Numa semana como essa que passou, em que as notícias correram atrás da imprensa, seria de esperar que ela tivesse feito um grande trabalho. Fez e não fez. Conseguiu cobrir todos os assuntos com agilidade -a ponto de haver, na edição de sexta-feira da Folha, o caderno especial "Arquivo Secreto", com detalhes impressionantes do "poder paralelo" das empreiteiras denunciado apenas dois dias antes na CPI. Mas a imprensa também conseguiu ser negligente em questões importantes.

ESCARGOT E UÍSQUE
O exemplo mais contundente dessa negligência foi o tratamento que jornais e televisões deram à prisão de PC Farias na Tailândia. O inimigo público número um foi detido no hotel em que estava hospedado. Os funcionários da embaixada brasileira que o abordaram tomaram seu passaporte e aplicaram nele um carimbo de "cancelado". A partir daí, PC era um turista em situação ilegal na Tailândia; foi preso e deportado para o Brasil.
A imprensa comemorou o fato em manchetes nos jornais e telejornais, e na sexta-feira o "Jornal da Globo" ainda chamava de "heroína" a pessoa que delatou PC às autoridades brasileiras na Tailândia. Mas jornais e TVs se esqueceram de que a prisão do empresário só foi possível graças a uma interpretação arbitrária da letra da lei.
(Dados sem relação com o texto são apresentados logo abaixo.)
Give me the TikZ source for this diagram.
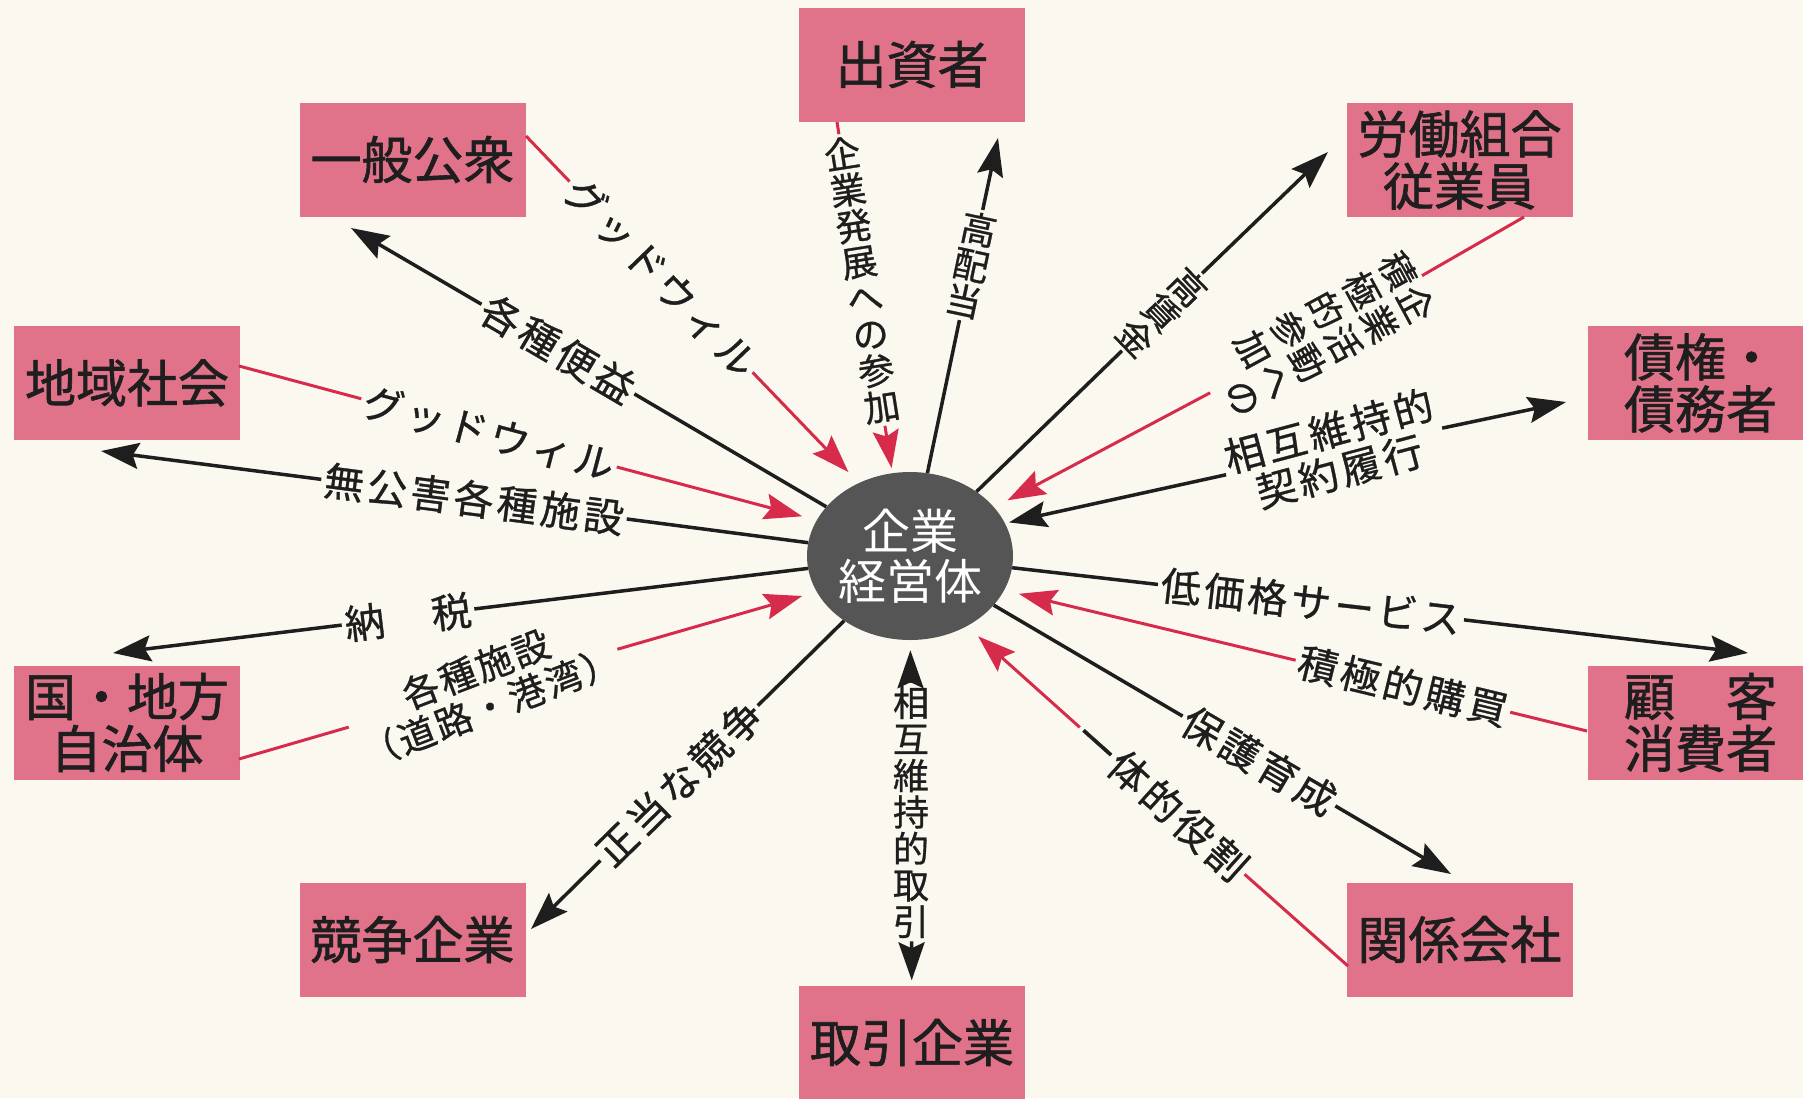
\documentclass[tikz,border=0pt]{standalone}
\usepackage{fontspec}
\setmainfont{Noto Sans CJK JP}
\usetikzlibrary{arrows.meta,shapes.geometric}
\definecolor{bg}{HTML}{FBF9EF}
\definecolor{boxpink}{HTML}{E0728A}
\definecolor{linered}{HTML}{D62B4B}
\definecolor{ink}{HTML}{1E1E1E}
\definecolor{hubgray}{HTML}{555555}
\begin{document}
\begin{tikzpicture}[x=1pt,y=-1pt,
  ent/.style={fill=boxpink, minimum width=226pt, minimum height=114pt, inner sep=0pt, align=center, text=ink, font={\fontsize{51}{52}\selectfont\addfontfeature{FakeBold=1.2}}},
  hubst/.style={ellipse, fill=hubgray, minimum width=206pt, minimum height=168pt, inner sep=0pt, align=center, text=white, font={\fontsize{48}{50}\selectfont}},
  blk/.style={draw=ink, line width=3.5pt},
  rl/.style={draw=linered, line width=3pt},
  tipk/.style={-{Stealth[length=38pt,width=26pt,inset=6pt]}},
  lblh/.style={inner sep=3pt, text=ink, font={\fontsize{40}{42}\selectfont\addfontfeature{LetterSpace=9,FakeBold=0.8}}},
  lblv/.style={inner sep=3pt, text=ink, align=center, font={\fontsize{36}{36.5}\selectfont\addfontfeature{FakeBold=0.8}}}
]
\useasboundingbox (0,0) rectangle (1803,1098);
\fill[bg] (0,0) rectangle (1803,1098);

% hub and entities
\node[hubst] (C) at (910,556) {企業\\経営体};
\node[ent] (Btop) at (912,64.5) {出資者};
\node[ent] (Bipp) at (412.5,159.5) {一般公衆};
\node[ent] (Brou) at (1459.5,160) {労働組合\\従業員};
\node[ent] (Bchi) at (127,383) {地域社会};
\node[ent] (Bsai) at (1700.5,383) {債権・\\債務者};
\node[ent] (Bkun) at (127,722.5) {国・地方\\自治体};
\node[ent] (Bkok) at (1700.5,722.5) {顧　客\\消費者};
\node[ent] (Bkyo) at (412.5,939.5) {競争企業};
\node[ent] (Bkan) at (1459.5,939.5) {関係会社};
\node[ent] (Btor) at (912,1042.5) {取引企業};

% arrow ends near entities
\coordinate (t1) at (998,138);
\coordinate (t2) at (351,228);
\coordinate (t3) at (101,451);
\coordinate (t4) at (113,653);
\coordinate (t5) at (531,929);
\coordinate (t7) at (1451,874);
\coordinate (t8) at (1748,653);
\coordinate (t9) at (1566,402);
\coordinate (t10) at (1328,152);
% red line starts on entity edges
\coordinate (s1) at (837,122);
\coordinate (s2) at (526,136);
\coordinate (s3) at (239,366);
\coordinate (s4) at (239,759);
\coordinate (s5) at (1348,966);
\coordinate (s6) at (1587,731);
\coordinate (s7) at (1524,217);

% black labels
\node[lblv, rotate=-12] (k1) at (971,265) {高\\配\\当};
\node[lblh, rotate=-30.4] (k2) at (558,349) {各種便益};
\node[lblh, rotate=-7.4] (k3) at (474,499) {無公害各種施設};
\node[lblh, rotate=6.9] (k4) at (408,617) {納　税};
\node[lblh, rotate=44.5] (k5) at (679,783) {正当な競争};
\node[lblv] (k6) at (911,812) {相\\互\\維\\持\\的\\取\\引};
\node[lblh, rotate=-30.4] (k7) at (1259,761) {保護育成};
\node[lblh, rotate=-6.6] (k8) at (1311,602) {低価格サービス};
\node[lblh, rotate=15, align=center] (k9) at (1334,451) {相互維持的\\契約履行};
\node[lblv, rotate=-46] (k10) at (1162,312) {高\\賃\\金};

% red labels
\node[lblv, rotate=8.9] (r1) at (862,280) {企\\業\\発\\展\\へ\\の\\参\\加};
\node[lblh, rotate=-46.2] (r2) at (661,277) {グッドウィル};
\node[lblh, rotate=-14.9] (r3) at (489,433) {グッドウィル};
\node[lblh, rotate=21, align=center, font={\fontsize{37}{40}\selectfont\addfontfeature{LetterSpace=6,FakeBold=0.8}}] (r4) at (483,688) {各種施設\\（道路・港湾）};
\node[lblh, rotate=-41.8] (r5) at (1162,801) {一体的役割};
\node[lblh, rotate=-13.6] (r6) at (1403,686) {積極的購買};
\node[lblv, rotate=-61.5, inner sep=2pt] (r7) at (1317,336) {\begin{tabular}[t]{@{}c@{}}積\\極\\的\\参\\加\end{tabular}\hspace{2pt}\begin{tabular}[t]{@{}c@{}}企\\業\\活\\動\\へ\\の\end{tabular}};

% black connectors
\draw[blk] (C) -- (k1); \draw[blk,tipk] (k1) -- (t1);
\draw[blk] (C) -- (k2); \draw[blk,tipk] (k2) -- (t2);
\draw[blk] (C) -- (k3); \draw[blk,tipk] (k3) -- (t3);
\draw[blk] (C) -- (k4); \draw[blk,tipk] (k4) -- (t4);
\draw[blk] (C) -- (k5); \draw[blk,tipk] (k5) -- (t5);
\draw[blk,tipk,shorten >=10pt] (k6) -- (C); \draw[blk,tipk,shorten >=5pt] (k6) -- (Btor);
\draw[blk] (C) -- (k7); \draw[blk,tipk] (k7) -- (t7);
\draw[blk] (C) -- (k8); \draw[blk,tipk] (k8) -- (t8);
\draw[blk,tipk,shorten >=4pt] (k9) -- (C.19.4); \draw[blk,tipk] (k9) -- (t9);
\draw[blk] (C) -- (k10); \draw[blk,tipk] (k10) -- (t10);

% red connectors
\draw[rl] (s1) -- (r1); \draw[rl,tipk,shorten >=5pt] (r1) -- (C.102);
\draw[rl] (s2) -- (r2); \draw[rl,tipk,shorten >=15pt] (r2) -- (C.125);
\draw[rl] (s3) -- (r3); \draw[rl,tipk,shorten >=15pt] (r3) -- (C.159);
\draw[rl] (s4) -- (r4); \draw[rl,tipk,shorten >=15pt] (r4) -- (C.201);
\draw[rl] (s5) -- (r5); \draw[rl,tipk,shorten >=15pt] (r5) -- (C.-51.6);
\draw[rl] (s6) -- (r6); \draw[rl,tipk,shorten >=15pt] (r6) -- (C.-20);
\draw[rl] (s7) -- (r7); \draw[rl,tipk,shorten >=15pt] (r7) -- (C.30.5);
\end{tikzpicture}
\end{document}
A Folha chegou a publicar, na quinta-feira, uma reportagem que dizia que os funcionários da embaixada do Brasil na Inglaterra desistiram da idéia de fazer o mesmo quando PC esteve lá, porque não teriam o apoio das autoridades locais. Na Tailândia, leis de Terceiro Mundo e uma ditadura em vigor abriram o caminho para o comportamento irregular contra PC, com a conivência de toda a imprensa.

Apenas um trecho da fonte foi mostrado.